Кстати, введение колхозного строя на Псковщине проходило непросто. О колхозах в народе ходили страшные слухи, причем с каннибалистским уклоном: что де там «поросят будут обменивать на ребят», а стариков и старух «будут на колбасы резать и на мыло употреблять». Судачили, что «зямля тракторы не держит» (это, учитывая болотистые почвы Псковщины, почти соответствовало истине, о чем будет сказано ниже). Но более всего по деревням поговаривали о введении с началом колхозов какого-то особого сорокаметрового «колхозного одеяла». Такие байковые одеяла (якобы по особому указу самого всесоюзного старосты Михаливаныча Калинина) начали шить для новых колхозов на Псковской швейной фабрике, и скоро-де их привезут в район, после чего и под ними будут обязаны спать всем колхозом. В этом-то якобы и состоит одна из целей коллективизации. В разных местах длина этого мифического байкового чудища увеличивалась до 50 и даже до 100 метров. При этом нельзя сказать, что слухи о введении такого одеяла пугали всех без исключения будущих колхозников…

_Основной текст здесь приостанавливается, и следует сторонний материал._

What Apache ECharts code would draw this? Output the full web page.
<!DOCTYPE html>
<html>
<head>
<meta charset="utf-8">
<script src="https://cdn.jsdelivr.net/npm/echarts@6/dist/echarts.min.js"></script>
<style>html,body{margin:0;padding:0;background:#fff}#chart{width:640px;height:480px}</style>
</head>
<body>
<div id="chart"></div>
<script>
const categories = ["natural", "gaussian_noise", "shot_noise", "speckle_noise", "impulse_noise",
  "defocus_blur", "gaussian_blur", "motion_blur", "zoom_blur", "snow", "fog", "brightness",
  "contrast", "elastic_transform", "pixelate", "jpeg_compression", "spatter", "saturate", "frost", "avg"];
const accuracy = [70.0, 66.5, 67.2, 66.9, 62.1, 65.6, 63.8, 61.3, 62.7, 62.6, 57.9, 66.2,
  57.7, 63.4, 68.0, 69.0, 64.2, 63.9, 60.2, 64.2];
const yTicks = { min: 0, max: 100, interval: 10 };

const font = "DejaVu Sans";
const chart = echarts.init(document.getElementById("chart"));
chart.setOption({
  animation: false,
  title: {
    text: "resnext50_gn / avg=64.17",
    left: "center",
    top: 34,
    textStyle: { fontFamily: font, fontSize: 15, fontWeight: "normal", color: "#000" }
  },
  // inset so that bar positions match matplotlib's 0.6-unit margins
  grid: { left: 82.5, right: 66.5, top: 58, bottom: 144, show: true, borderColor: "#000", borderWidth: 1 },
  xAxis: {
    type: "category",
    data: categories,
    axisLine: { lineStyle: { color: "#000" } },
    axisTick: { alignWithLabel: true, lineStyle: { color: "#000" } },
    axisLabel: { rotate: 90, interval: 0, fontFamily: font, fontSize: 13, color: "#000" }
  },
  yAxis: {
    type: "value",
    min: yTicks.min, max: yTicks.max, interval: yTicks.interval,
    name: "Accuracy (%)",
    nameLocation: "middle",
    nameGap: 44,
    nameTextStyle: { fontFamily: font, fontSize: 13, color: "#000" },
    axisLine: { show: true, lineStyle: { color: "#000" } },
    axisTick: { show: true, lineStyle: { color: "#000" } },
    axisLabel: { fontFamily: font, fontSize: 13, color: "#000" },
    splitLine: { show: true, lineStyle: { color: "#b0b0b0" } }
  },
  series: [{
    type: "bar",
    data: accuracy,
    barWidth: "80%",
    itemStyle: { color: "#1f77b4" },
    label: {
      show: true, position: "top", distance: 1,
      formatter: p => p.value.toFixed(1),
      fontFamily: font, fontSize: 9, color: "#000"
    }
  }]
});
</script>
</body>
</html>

Грязи создавали непреодолимый барьер на пути не только немцев и партизан, а позже, в мирное время, и для дачников, стремившихся в Кивалово. Им предстояло смириться с тем, что машину нужно оставлять у дома карузской учителки, платить Васе-Голубю рубли (хотя охраны он не гарантировал) и на своем горбу, в несколько рейсов, волочить по грязям вещи, продукты, собак и котов (а что противнее всего — так это нести в ящиках ломкую помидорную и огуречную рассаду) до самого Кивалова. Существовал и другой вариант трека через грязи: ехать за семь километров в Заречье и ломать шапку перед местным трактористом. Он же, расхристанный и пьяный, медленно выходил на крыльцо своего дома и окидывал тебя взглядом Емельки Пугачева, который вершил суд над несчастным комендантом Белогорской крепости и его супругой Василисой Егоровной. Но все же после непродолжительного торга, за известное количество спиртного, он соглашался помочь. Залихватски крякнув, он садился в свой сутками работавший на холостом ходу гусеничный трактор и приезжал к берегу великих грязей спецучастка, таща за собой огромный железный лист или сани-волокуши. На них-то и водружалось авто, и таким транспортным порядком, напоминавшим движение очередной Антарктической экспедиции со станции «Мирный» на станцию «Восток», обоз медленно преодолевал грязи. В Кивалове машину сгружали на сухое место и оставляли там в полном заточении до скончания отпуска. Тогда уже по новому челобитью Пугачев и его спасительный трактор с саням вновь появлялся вдали. Дымя и ныряя, как морской буксир, между бугров и промоин, он медленно приближался к деревне. Все население Кивалова, как трезвое, так и пьяное, с тревогой и надежной смотрело на отважного естествоиспытателя. Из уст в уста передавалась история времен «Малинкова, который налог отменил», о том, как такой же трактор с санями нырнул в промоину, да так никогда больше и не появился на бугорке.